The Public Company Accounting Oversight Board posted an updated list of firms Monday that have registered with the PCAOB, but have not yet been inspected, even though four or more years have passed since they issued an audit report while registered.

The list, which is up to date as of June 30, indicates that four firms (two in the Netherlands and one each in Germany and Spain) were removed from the Dec. 31, 2012 version of the list because the inspection fieldwork of them has been completed.

The PCAOB has said it plans to publicly identify registered firms that have not been inspected in at least four years and will be updating the list, at a minimum, on a semiannual basis by adding firms that qualify and by removing those firms for which the inspection fieldwork has been completed or that have voluntarily deregistered from the PCAOB. Last week, a PCAOB board member suggested in a speech that firms that don’t voluntarily deregister themselves might be deregistered by the PCAOB, particularly if they are one of the 923 registered firms that do not actually audit public issuers or broker-dealers (see PCAOB Mulls Deregistering Hundreds of Accounting Firms).
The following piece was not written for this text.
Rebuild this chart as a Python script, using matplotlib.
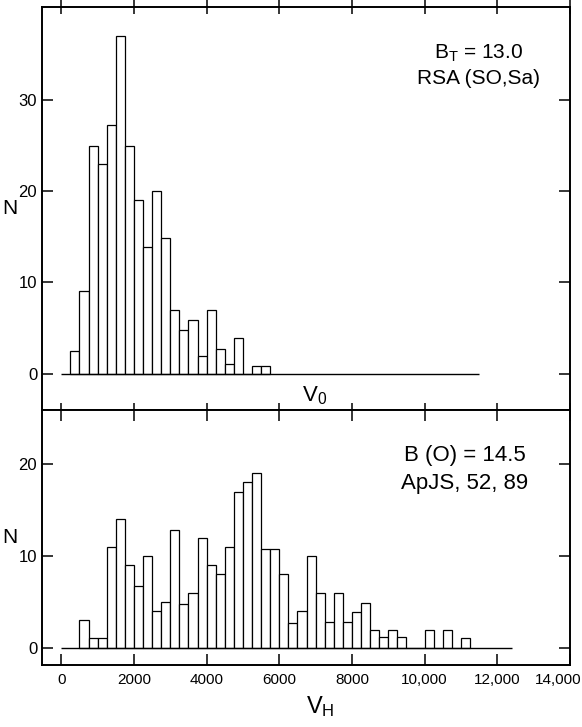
import numpy as np
import matplotlib
matplotlib.use("Agg")
import matplotlib.pyplot as plt
from matplotlib.transforms import ScaledTranslation

plt.rcParams.update({
    "font.family": ["Liberation Sans", "DejaVu Sans"],
    "mathtext.fontset": "custom",
    "mathtext.rm": "Liberation Sans",
    "mathtext.it": "Liberation Sans",
    "axes.linewidth": 1.4,
})

BIN_W = 250

# top panel: V_0 histogram, bins start at 250
top_start = 250
top_counts = [2.5, 9, 25, 23, 27.3, 37, 25, 19, 13.9, 20, 14.9, 7, 4.8, 5.9,
              1.9, 7, 2.7, 1.1, 3.9, 0, 0.85, 0.85]
top_base_end = 11500

# bottom panel: V_H histogram, bins start at 500
bot_start = 500
bot_counts = [3, 1, 1, 11, 14, 9, 6.7, 10, 4, 5, 12.8, 4.8, 6, 11.9, 9, 8, 11,
              17, 18, 19, 10.8, 10.7, 8, 2.7, 4, 10, 6, 2.8, 6, 2.8, 3.9, 4.9,
              1.9, 1.2, 1.9, 1.2, 0, 0, 1.9, 0, 1.9, 0, 1]
bot_base_end = 12400

x_ticks = [0, 2000, 4000, 6000, 8000, 10000, 12000, 14000]
x_labels = ["0", "2000", "4000", "6000", "8000", "10,000", "12,000", "14,000"]
top_yticks = [0, 10, 20, 30]
bot_yticks = [0, 10, 20]

fig = plt.figure(figsize=(5.82, 7.27), dpi=100)
ax1 = fig.add_axes([0.0722, 0.4360, 0.9072, 0.5544])
ax2 = fig.add_axes([0.0722, 0.0853, 0.9072, 0.3507])

for ax, start, counts, base_end in [(ax1, top_start, top_counts, top_base_end),
                                    (ax2, bot_start, bot_counts, bot_base_end)]:
    lefts = start + BIN_W * np.arange(len(counts))
    ax.bar(lefts, counts, width=BIN_W, align="edge", facecolor="white",
           edgecolor="black", linewidth=0.9)
    ax.hlines(0, 0, base_end, color="black", lw=1.0)
    ax.set_xlim(-530, 14000)
    ax.set_xticks(x_ticks)
    ax.tick_params(direction="in", length=8, width=1.1, top=True, right=True,
                   labelsize=12)

ax1.set_ylim(-4, 40.2)
ax1.set_yticks(top_yticks)
ax1.tick_params(axis="x", labelbottom=False, direction="inout", length=10)
ax1.set_ylabel("N", fontsize=15, rotation=0, labelpad=6, va="center")
ax1.text(0.517, 0.008, r"V$_0$", transform=ax1.transAxes, fontsize=16,
         ha="center", va="bottom")
ax1.text(0.826, 0.886, r"B$_\mathrm{T}$ = 13.0", transform=ax1.transAxes,
         fontsize=15, ha="center", va="center")
ax1.text(0.826, 0.822, "RSA (SO,Sa)", transform=ax1.transAxes,
         fontsize=15, ha="center", va="center")

ax2.set_ylim(-1.9, 25.9)
ax2.set_yticks(bot_yticks)
ax2.set_xticklabels(x_labels, fontsize=11)
ax2.tick_params(axis="x", pad=6)
# last label sits partly outside the frame, as in the print
last = ax2.get_xticklabels()[-1]
last.set_transform(last.get_transform() + ScaledTranslation(-12 / 100, 0, fig.dpi_scale_trans))
ax2.set_ylabel("N", fontsize=15, rotation=0, labelpad=6, va="center")
ax2.set_xlabel(r"V$_\mathrm{H}$", fontsize=17, labelpad=7)
ax2.xaxis.set_label_coords(0.527, -0.115)
ax2.text(0.80, 0.82, "B (O) = 14.5", transform=ax2.transAxes,
         fontsize=16, ha="center", va="center")
ax2.text(0.80, 0.71, "ApJS, 52, 89", transform=ax2.transAxes,
         fontsize=16, ha="center", va="center")

fig.savefig("out.png", dpi=100)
However, the reasons that the inspection fieldwork for a firm has not been completed within four years of the firm having issued an audit report while registered with the PCAOB may vary, the PCAOB noted. Many of the firms included on the list are located in a jurisdiction where the PCAOB has been denied access to the information necessary to conduct inspections of registered firms on the basis of asserted restrictions under local law or objections based on national sovereignty. As of June 30, 2013, the PCAOB was unable to conduct inspections of firms located in 15 such jurisdictions (Austria, Belgium, China, Cyprus, the Czech Republic, Denmark, Greece, Hong Kong, Hungary, Ireland, Italy, Luxembourg, Poland, Portugal and Sweden).

In addition, the PCAOB was unable to conduct inspections of firms located in Venezuela despite continued communications with the Venezuelan government. The PCAOB said it continues to seek to resolve the obstacles to PCAOB inspections with the relevant authorities in all of these jurisdictions and remains optimistic about concluding bilateral agreements with many of them in the foreseeable future. The PCAOB has made a priority in particular of getting access to firms in China, but after high-level negotiations between officials with the Securities and Exchange Commission, the PCAOB and the Chinese government, so far the PCAOB has only made tangible progress on getting access to some audit work papers (see China Agrees to Send Audit Work Papers to U.S.)

With respect to certain other jurisdictions, namely Finland, France, Germany and Spain, cooperative agreements that permit PCAOB inspections have been concluded, but not all firms in the jurisdiction have been inspected to date, the PCAOB noted.

For the firms on the list of uninspected auditors, no PCAOB inspections have been completed, even though four or more years have passed since the end of the calendar year in which they first issued an audit report while registered with the PCAOB. However, the PCAOB cautioned that inclusion on the list should not be construed to support any positive or negative inferences about the quality of the firm's audit work, its systems, policies, procedures or practices.